The Wheat Foods Council is defending the health attributes of enriched grains and white flour.
The council recently drafted a letter supporting enriched grains following a Nov. 12 article in the Washington Post about “healthful alternatives” to baking with white flour. Author Casey Seidenberg said refined white flour is called “the white devil” by many in the nutrition community and claims most of the essential minerals are lost during the enrichment process.
Enriched white flour is the finely ground endosperm of the wheat kernel. Many of the nutrients that are milled out are replaced through enrichment or fortification, according to the council.
“It’s an easy target to talk about enriched grains, because when you take the bran and the germ out, you do lose a lot of nutrients,” said council president Judi Adams. “But they always forget, and we keep trying to tell them, three main B vitamins are added back in equal or in one case, double amount. There’s twice as much folic acid in there.”

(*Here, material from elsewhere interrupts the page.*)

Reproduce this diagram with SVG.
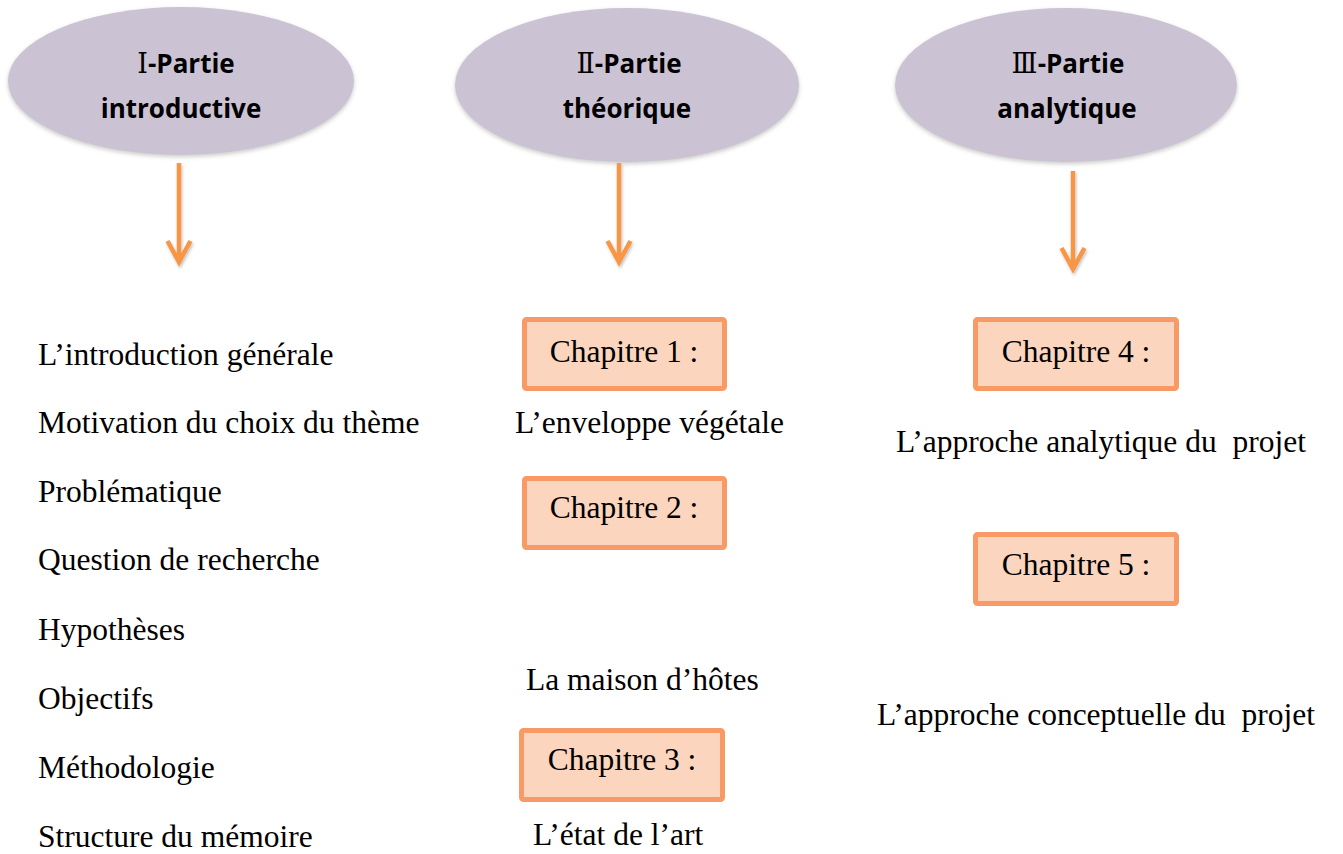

In the letter, the council says enriched flour is the primary source of folic acid. The Centers for Disease Prevention and Prevention (CDC) say enriched grains, primarily wheat, are responsible for dramatically lowering the rate of neural tube birth defects by approximately one-third in the United States. The CDC named folic acid fortification of enriched grains as one of the top 10 public health achievements of the last decade.
“White flour may be enriched with ‘synthetic’ vitamins – i.e., vitamins that have been made in a laboratory rather than by a plant – but clearly they are well-absorbed as illustrated by the effect they have had on the health of infants,” the letter states.
The letter says it’s a stretch to blame white flour for weight gain in the United States, noting that U.S. wheat consumption has decreased 13 pounds per capita since 1997 as obesity has skyrocketed.
Weight gain is a matter of calories from all sources, not one particular food or group, according to the council. The current Dietary Guidelines for Americans call for the average American to consume six one-ounce servings of grain foods daily, half from whole grain sources and the other half from enriched sources. When followed correctly at an appropriate calorie level, the guidelines have been shown to be nutritionally balanced, aid in weight management and reduce risk of disease.
“Unfortunately, less than 5 percent of Americans actually follow the guidelines,” the letter states.
Adams estimates she writes six response letters a year to instances of enriched grain “bashing.”
“Whole grains are the darling, and they should be – they’re great, they’re nutritious, they’re important, but enriched grains are important too, for women of a childbearing age,” she said.
Adams said the council is working to get correct information about enriched grains to dieticians.
About 95 percent of white flour in the United States is enriched. Adams doesn’t expect federal regulations regarding whole or enriched grains to change. The council will continue to promote current dietary guideline recommendations, she said.